Seeing Chile in Perspective
In 1973 street manifestations in Santiago, Chile, demanding communist Allend to quit
Allende asked the Cardinal to mediate political negotiations with the former president, Eduardo Frei (Christian Democratic Party), since he knew Frei would be open to the Cardinal. It would be the means to slip out of the crisis into which Communism had sunk Chile.
The Cardinal had already shown his implicit support for Allende's government, stating: “If I had to decide which government has been more Christian in its proximity to the poor – either the former (of Christian Democrat Frei,) or the current (of communist Allende), it would be difficult for me to choose.”
In August 1973, another meeting was held between Allende, Card. Silva Henriquez and the head of the Christian Democrat Party Patricio Aylwin.
In that conversation Allende spoke proudly about the strange alliance he was making: “This is Chile, where the President of the Republic, a Mason and a Marxist meets with the head of the opposition at the Cardinal's house. This does not happen in any other country!”
Card. Silva Henriquez greets Salvador Allende at the act of his innauguration as President of Chile
Forty-seven years after these events, something similar is taking place In Chile. The “rightist” president Sebastian Piñera is facing violent communist demonstrations demanding his resignation. So, he turned to Archbishop Celestino Aós to help him exit the impasse.
But, instead of helping to support the government as the Church authorities did in 1973, the Archbishop of Santiago openly supports those communist demonstrators who are demanding a new Constitution, which will implant those same principles that inspire the present day red Venezuela regime.

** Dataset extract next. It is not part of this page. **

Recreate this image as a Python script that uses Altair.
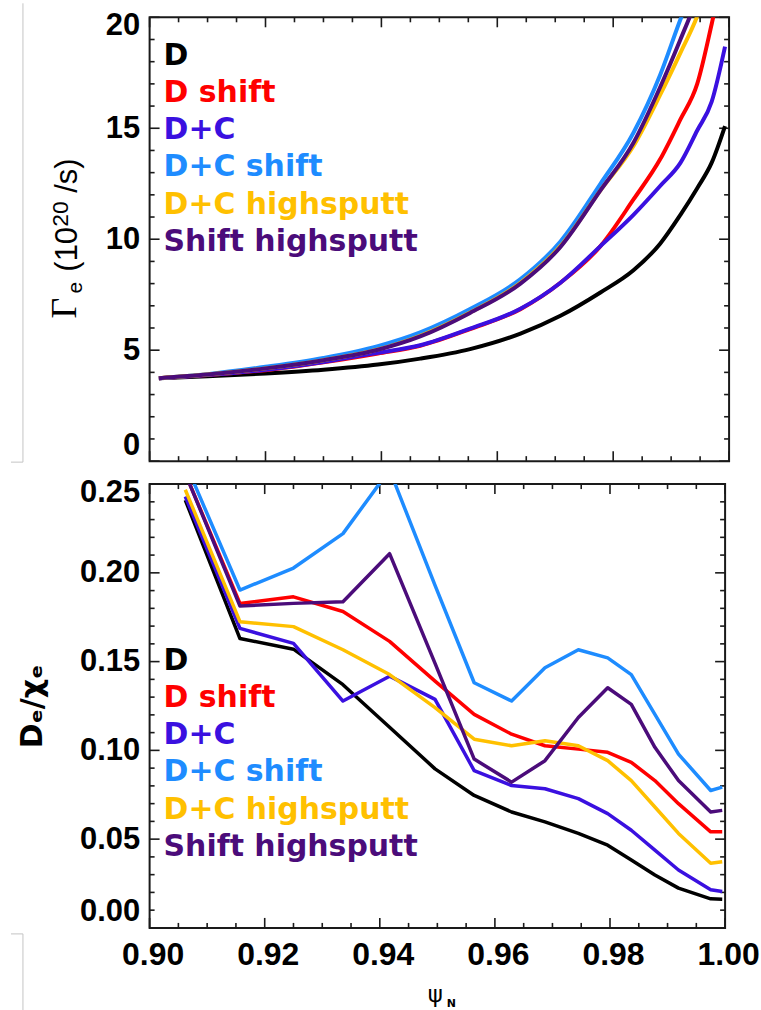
import altair as alt
import pandas as pd

# ---- series definitions -------------------------------------------------
series_names = ["D", "D shift", "D+C", "D+C shift", "D+C highsputt", "Shift highsputt"]
series_colors = ["#000000", "#ff0000", "#3a10e0", "#1e8cff", "#ffc000", "#4b0c7a"]

# ---- particle flux Gamma_e (10^20 /s) vs psi_N ---------------------------
psi_flux = [0.9016, 0.910, 0.920, 0.930, 0.9394, 0.9467, 0.9553, 0.9640,
            0.9709, 0.9778, 0.9835, 0.9881, 0.9916, 0.9945, 0.9970, 0.9993]
flux_D = [3.74, 3.82, 3.95, 4.12, 4.35, 4.62, 5.05, 5.75,
          6.55, 7.60, 8.60, 9.80, 11.10, 12.30, 13.45, 15.10]
flux_D_shift = [3.74, 3.88, 4.10, 4.45, 4.85, 5.20, 5.95, 6.85,
                8.04, 9.69, 11.79, 13.60, 15.40, 17.00, 19.70, 22.50]
flux_DC = [3.74, 3.88, 4.12, 4.47, 4.88, 5.22, 5.97, 6.87,
           8.04, 9.69, 11.10, 12.40, 13.44, 14.90, 16.20, 18.68]
flux_DC_shift = [3.74, 3.92, 4.25, 4.65, 5.18, 5.80, 6.85, 8.20,
                 9.90, 12.50, 14.80, 17.40, 19.90, 21.80, 24.00, 26.00]
flux_DC_highsputt = [3.74, 3.90, 4.18, 4.55, 5.03, 5.65, 6.70, 8.04,
                     9.69, 12.20, 14.20, 16.50, 18.40, 20.05, 22.00, 24.00]
flux_shift_highsputt = [3.74, 3.90, 4.18, 4.55, 5.02, 5.62, 6.68, 8.00,
                        9.65, 12.20, 14.35, 16.85, 19.00, 20.90, 23.00, 25.00]

# ---- transport ratio D_e / chi_e vs psi_N --------------------------------
psi_ratio = [0.9062, 0.9157, 0.9250, 0.9336, 0.9417, 0.9496, 0.9564, 0.9629,
             0.9687, 0.9745, 0.9796, 0.9837, 0.9878, 0.9919, 0.9975, 0.9995]
ratio_D = [0.241, 0.163, 0.157, 0.137, 0.113, 0.0896, 0.0746, 0.0653,
           0.0597, 0.0532, 0.0466, 0.0382, 0.0298, 0.0224, 0.0164, 0.0162]
ratio_D_shift = [0.256, 0.1828, 0.1865, 0.1782, 0.1614, 0.139, 0.1203, 0.1091,
                 0.1026, 0.1007, 0.0989, 0.0933, 0.083, 0.070, 0.0541, 0.0541]
ratio_DC = [0.243, 0.1687, 0.1603, 0.1278, 0.1418, 0.1287, 0.0886, 0.0802,
            0.0784, 0.0728, 0.0644, 0.055, 0.0438, 0.0326, 0.0215, 0.0205]
ratio_DC_shift = [0.262, 0.1903, 0.2027, 0.2221, 0.258, 0.193, 0.1381, 0.1278,
                  0.1465, 0.1567, 0.1521, 0.1427, 0.1203, 0.0979, 0.0774, 0.0793]
ratio_DC_highsputt = [0.2468, 0.1725, 0.1697, 0.1567, 0.1427, 0.1241, 0.1063, 0.1026,
                      0.1054, 0.1026, 0.0942, 0.083, 0.0681, 0.0532, 0.0364, 0.0373]
ratio_shift_highsputt = [0.256, 0.1813, 0.1828, 0.1837, 0.2108, 0.149, 0.0951, 0.0821,
                         0.0942, 0.1185, 0.1353, 0.1259, 0.1017, 0.083, 0.0653, 0.0662]

flux_series = [flux_D, flux_D_shift, flux_DC, flux_DC_shift, flux_DC_highsputt, flux_shift_highsputt]
ratio_series = [ratio_D, ratio_D_shift, ratio_DC, ratio_DC_shift, ratio_DC_highsputt, ratio_shift_highsputt]

# ---- tick positions ----------------------------------------------------------
psi_major = [0.90, 0.92, 0.94, 0.96, 0.98, 1.00]
psi_minor = [0.905, 0.91, 0.915, 0.925, 0.93, 0.935, 0.945, 0.95, 0.955,
             0.965, 0.97, 0.975, 0.985, 0.99, 0.995]
flux_major = [0, 5, 10, 15, 20]
flux_minor = [1, 2, 3, 4, 6, 7, 8, 9, 11, 12, 13, 14, 16, 17, 18, 19]
ratio_major = [0.0, 0.05, 0.10, 0.15, 0.20, 0.25]
ratio_minor = [0.01, 0.02, 0.03, 0.04, 0.06, 0.07, 0.08, 0.09, 0.11, 0.12, 0.13, 0.14,
               0.16, 0.17, 0.18, 0.19, 0.21, 0.22, 0.23, 0.24]

# Gamma_e title pieces: text, font, size, baseline x, start y (rotated, reading upward)
flux_title_parts = [
    ("Γ", "Liberation Serif", 36, -74, 302),
    ("e", "Liberation Sans", 21, -68, 277),
    ("(10", "Liberation Sans", 31, -73, 255),
    ("20", "Liberation Sans", 23, -82, 210),
    ("/s)", "Liberation Sans", 31, -73, 176),
]

FRAME = "#1a1a1a"
CROP = "#c4c4c4"
TICK_FONT = "Liberation Sans"
LEGEND_FONT = "DejaVu Sans"


def one_row(**kw):
    return pd.DataFrame({k: [v] for k, v in kw.items()})


def make_panel(psi, series, w, h, y_domain, y_major, y_minor, y_format,
               y_title, legend_y0, interp, line_w, show_x_axis):
    x_axis = alt.Axis(values=psi_major, format=".2f", ticks=False, tickSize=0,
                      domain=False, grid=False, labelFont=TICK_FONT,
                      labelFontWeight="bold", labelFontSize=32, labelColor="black",
                      labelPadding=12, labelOffset=3, labelFlush=False,
                      title=None) if show_x_axis else None
    if y_title:
        title_kw = dict(title=y_title, titleFont=LEGEND_FONT, titleFontWeight="bold",
                        titleFontSize=30, titleColor="black", titleAngle=270,
                        titleAlign="center", titleBaseline="middle",
                        titleX=-117, titleY=h / 2)
    else:
        title_kw = dict(title=None)
    # the top-most label sits flush against the upper frame edge
    top_value = y_major[-1]
    y_axis = alt.Axis(values=y_major, format=y_format, ticks=False, tickSize=0,
                      domain=False, grid=False, labelFont=TICK_FONT,
                      labelFontWeight="bold", labelFontSize=31, labelColor="black",
                      labelPadding=10, labelFlush=True,
                      labelOffset={"condition": {"test": f"datum.value >= {top_value}",
                                                 "value": -7},
                                   "value": 0},
                      **title_kw)
    xs = alt.Scale(domain=[0.90, 1.00], nice=False, zero=False)
    ys = alt.Scale(domain=y_domain, nice=False, zero=False)

    def X(field):
        return alt.X(field, type="quantitative", scale=xs, axis=x_axis)

    def Y(field):
        return alt.Y(field, type="quantitative", scale=ys, axis=y_axis)

    layers = []
    # frame ticks, pointing inward on all four sides
    for vals, length in ((psi_major, 10), (psi_minor, 5)):
        d = pd.DataFrame({"psi": vals})
        base = alt.Chart(d).mark_rule(color=FRAME, strokeWidth=1.6)
        layers.append(base.encode(x=X("psi"), y=alt.value(h), y2=alt.value(h - length)))
        layers.append(base.encode(x=X("psi"), y=alt.value(0), y2=alt.value(length)))
    for vals, length in ((y_major, 10), (y_minor, 5)):
        d = pd.DataFrame({"val": vals})
        base = alt.Chart(d).mark_rule(color=FRAME, strokeWidth=1.6)
        layers.append(base.encode(y=Y("val"), x=alt.value(0), x2=alt.value(length)))
        layers.append(base.encode(y=Y("val"), x=alt.value(w), x2=alt.value(w - length)))

    # one line per case, drawn in legend order
    for name, color, vals in zip(series_names, series_colors, series):
        d = pd.DataFrame({"psi": psi, "val": vals, "case": name})
        layers.append(
            alt.Chart(d).mark_line(color=color, strokeWidth=line_w, clip=True,
                                   interpolate=interp, strokeJoin="round")
            .encode(x=X("psi"), y=Y("val"), order="psi:Q")
        )

    # coloured case labels
    for i, (name, color) in enumerate(zip(series_names, series_colors)):
        layers.append(
            alt.Chart(one_row(label=name)).mark_text(
                align="left", baseline="alphabetic", font=LEGEND_FONT,
                fontWeight="bold", fontSize=30, color=color)
            .encode(x=alt.value(14), y=alt.value(legend_y0 + i * 37.3), text="label:N")
        )

    if show_x_axis:
        # x-axis title: psi with subscript N
        layers.append(
            alt.Chart(one_row(t="ψ")).mark_text(font="DejaVu Sans", fontSize=23,
                                                align="center", baseline="alphabetic",
                                                color="black")
            .encode(x=alt.value(w / 2 - 2), y=alt.value(h + 74), text="t:N")
        )
        layers.append(
            alt.Chart(one_row(t="N")).mark_text(font="DejaVu Sans", fontWeight="bold",
                                                fontSize=11, align="center",
                                                baseline="alphabetic", color="black")
            .encode(x=alt.value(w / 2 + 14), y=alt.value(h + 79), text="t:N")
        )
    return layers


# ---- upper panel: particle flux ----------------------------------------
top_layers = make_panel(psi_flux, flux_series, 581, 445, [0, 20], flux_major,
                        flux_minor, "d", None, 47.7, "monotone", 4, False)
for text, font, size, bx, sy in flux_title_parts:
    top_layers.append(
        alt.Chart(one_row(t=text)).mark_text(font=font, fontSize=size, angle=270,
                                             align="left", baseline="alphabetic",
                                             color="black")
        .encode(x=alt.value(bx), y=alt.value(sy), text="t:N")
    )
# thin crop guide at the left margin
top_layers.append(
    alt.Chart(one_row(k=1)).mark_rule(color=CROP, strokeWidth=1)
    .encode(x=alt.value(-127), y=alt.value(-14), y2=alt.value(446))
)
top_layers.append(
    alt.Chart(one_row(k=1)).mark_rule(color=CROP, strokeWidth=1)
    .encode(x=alt.value(-139), x2=alt.value(-127), y=alt.value(446))
)
top = alt.layer(*top_layers).properties(width=581, height=445)

# ---- lower panel: D_e / chi_e -------------------------------------------
bot_layers = make_panel(psi_ratio, ratio_series, 577, 445, [0, 0.25], ratio_major,
                        ratio_minor, ".2f", "Dₑ/χₑ", 186.3, "linear", 3.5, True)
bot_layers.append(
    alt.Chart(one_row(k=1)).mark_rule(color=CROP, strokeWidth=1)
    .encode(x=alt.value(-139), x2=alt.value(-127), y=alt.value(451))
)
bot_layers.append(
    alt.Chart(one_row(k=1)).mark_rule(color=CROP, strokeWidth=1)
    .encode(x=alt.value(-127), y=alt.value(451), y2=alt.value(540))
)
bottom = alt.layer(*bot_layers).properties(width=577, height=445)

# the raised top label of the lower panel reaches 7 px above its frame
chart = (
    alt.vconcat(top, bottom, spacing=11)
    .properties(padding={"left": 9, "top": 0, "right": 0, "bottom": 0},
                background="white")
    .configure_view(stroke=FRAME, strokeWidth=2)
)

chart.save("out.html", embed_options={"renderer": "svg", "actions": False})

Let us not forget that under the much maligned government of Augusto Pinochet (1973 – 1990) Chile received an economic boost thanks to the "Chicago Boys," a group of young economic students who were sent to the University of Chicago and trained to remake an economy based on the principles of Milton Friedman and Arnold Harberger. That push which brought prosperity to the country was of such magnitude that it lasted for the seven post-Pinochet governments, even though five of them were leftist.
That ascending economic curve was abruptly interrupted in October last year due to the violent protests that Chile is experiencing and the decline continues until now. It has caused the country to move rapidly towards economic failure and is threatening to force Chile into disastrous political-social experiences like those of Cuba and Venezuela - or maybe worse.
After four months of urban guerilla, the Piñera government caved in and agreed for a vote to be held in April 2020 on replacing the Pinochet-era Constitution and replacing it with a Socialist Constitution.
In 1973, anti-communist manifestations; in 2020, communist manifestations – the religious authorities attacked the former and are supporting the latter
Despite the concessions, the street demonstrations have not stopped. The communists and the progressivist Church continue to give them every support. The conclusion is that these forces want more than a plebiscite on the Constitution: they are committed to break the Piñera government, force him to resign, and thus bury the capitalist system it represents.
Not satisfied with all concessions made by Piñera, the communists demand his resignation
What we see clearly now is that in the last 47 years there has been great consistency in the position of the Church authorities of Chile: They always support the left in order to draw the country as close to Communism as possible.
Into such a scenario the newly appointed Archbishop Celestino Aós is playing a contraditory role: On one hand, he weakly calls for the end of violence; on the other hand, he strongly embraces the demands of the Chilean communists, called for end to the “injustice” in Chile and a “new social pact.”
The Chilean people, the ones who have suffered the psychical beating from the violence of the terrorists, are left to watch in horror and astonishment as a minority group of urban guerillas collapses their strong economic system, admired throughout South America.
Once again, they see the figure of their Pastor who, instead of supporting the rightist government to maintain the common good, lends his hand to collaborate in the destruction of their country. The Church speaks to support the objective of the left, which is to re-establish Communism in Chile, just as it did 47 years ago.
May Our Lady of Carmel, patroness of Chile, listen to the pleas of the true Chilean faithful and motivate them to resist and counter the opposition and free that brave nation from the communist claws.